→ Short task: All the data should be repeated exactly. Any image in it is left out.

[Stored entries]

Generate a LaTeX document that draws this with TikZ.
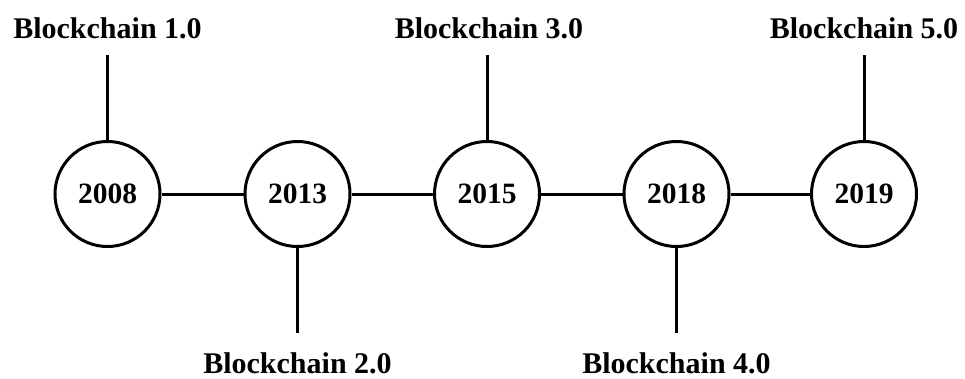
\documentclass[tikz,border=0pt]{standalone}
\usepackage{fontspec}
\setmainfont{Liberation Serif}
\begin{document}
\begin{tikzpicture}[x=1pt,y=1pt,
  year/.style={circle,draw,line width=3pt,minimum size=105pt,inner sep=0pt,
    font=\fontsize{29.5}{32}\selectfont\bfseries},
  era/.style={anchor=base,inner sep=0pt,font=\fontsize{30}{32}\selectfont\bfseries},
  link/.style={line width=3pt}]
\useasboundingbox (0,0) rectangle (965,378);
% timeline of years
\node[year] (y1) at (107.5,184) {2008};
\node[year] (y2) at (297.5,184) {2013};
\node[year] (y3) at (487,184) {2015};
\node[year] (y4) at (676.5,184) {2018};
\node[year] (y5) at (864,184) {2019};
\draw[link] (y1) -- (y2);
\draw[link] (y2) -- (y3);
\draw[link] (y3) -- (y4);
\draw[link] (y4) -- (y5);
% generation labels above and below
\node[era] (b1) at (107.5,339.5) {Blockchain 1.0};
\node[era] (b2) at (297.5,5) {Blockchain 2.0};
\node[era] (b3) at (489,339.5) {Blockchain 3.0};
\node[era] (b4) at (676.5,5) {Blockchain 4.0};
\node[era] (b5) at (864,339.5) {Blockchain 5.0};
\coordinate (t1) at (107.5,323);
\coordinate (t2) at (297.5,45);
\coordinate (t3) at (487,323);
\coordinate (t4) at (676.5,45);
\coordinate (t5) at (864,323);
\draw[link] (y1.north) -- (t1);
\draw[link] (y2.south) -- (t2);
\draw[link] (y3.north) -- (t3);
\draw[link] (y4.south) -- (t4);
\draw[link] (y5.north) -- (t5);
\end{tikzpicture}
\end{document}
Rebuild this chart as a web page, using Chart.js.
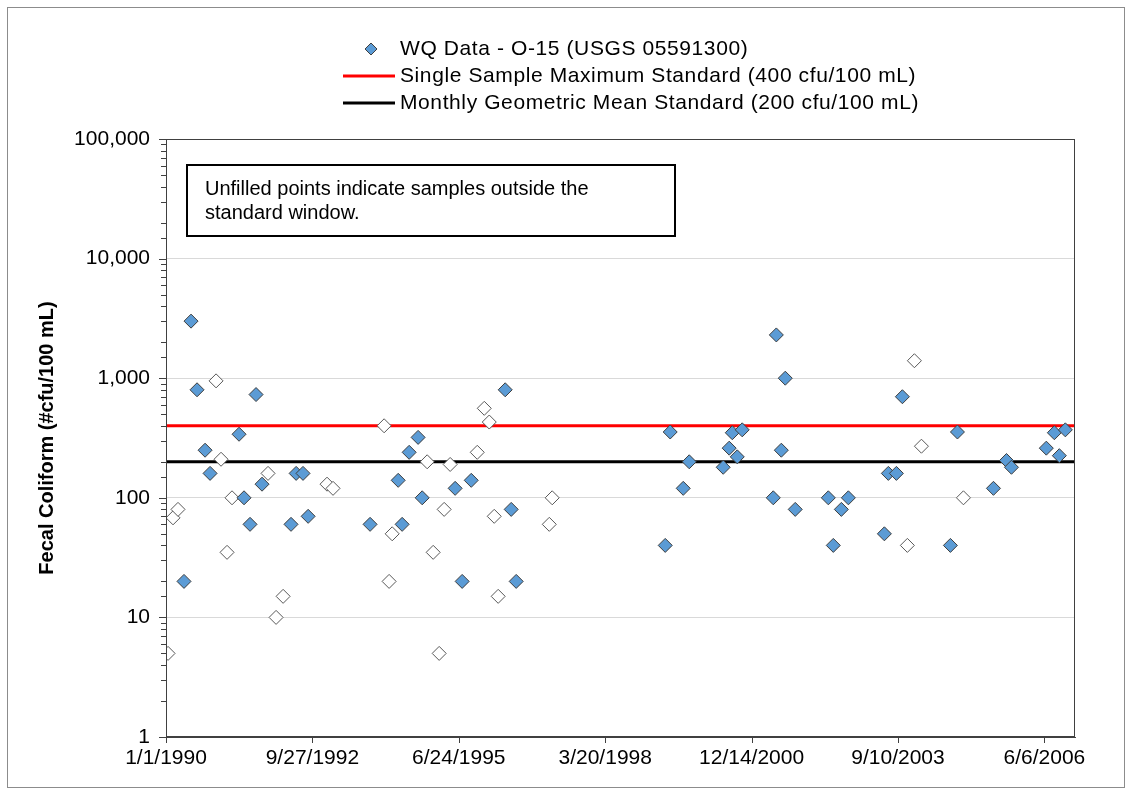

→ Answer to this task:
Generate a LaTeX document that draws this with TikZ.
\documentclass[tikz,border=0pt]{standalone}
\usepackage{fontspec}
\setmainfont{Liberation Serif}
\begin{document}
\begin{tikzpicture}[x=1pt,y=1pt,
  year/.style={circle,draw,line width=3pt,minimum size=105pt,inner sep=0pt,
    font=\fontsize{29.5}{32}\selectfont\bfseries},
  era/.style={anchor=base,inner sep=0pt,font=\fontsize{30}{32}\selectfont\bfseries},
  link/.style={line width=3pt}]
\useasboundingbox (0,0) rectangle (965,378);
% timeline of years
\node[year] (y1) at (107.5,184) {2008};
\node[year] (y2) at (297.5,184) {2013};
\node[year] (y3) at (487,184) {2015};
\node[year] (y4) at (676.5,184) {2018};
\node[year] (y5) at (864,184) {2019};
\draw[link] (y1) -- (y2);
\draw[link] (y2) -- (y3);
\draw[link] (y3) -- (y4);
\draw[link] (y4) -- (y5);
% generation labels above and below
\node[era] (b1) at (107.5,339.5) {Blockchain 1.0};
\node[era] (b2) at (297.5,5) {Blockchain 2.0};
\node[era] (b3) at (489,339.5) {Blockchain 3.0};
\node[era] (b4) at (676.5,5) {Blockchain 4.0};
\node[era] (b5) at (864,339.5) {Blockchain 5.0};
\coordinate (t1) at (107.5,323);
\coordinate (t2) at (297.5,45);
\coordinate (t3) at (487,323);
\coordinate (t4) at (676.5,45);
\coordinate (t5) at (864,323);
\draw[link] (y1.north) -- (t1);
\draw[link] (y2.south) -- (t2);
\draw[link] (y3.north) -- (t3);
\draw[link] (y4.south) -- (t4);
\draw[link] (y5.north) -- (t5);
\end{tikzpicture}
\end{document}
Rebuild this chart as a web page, using Chart.js.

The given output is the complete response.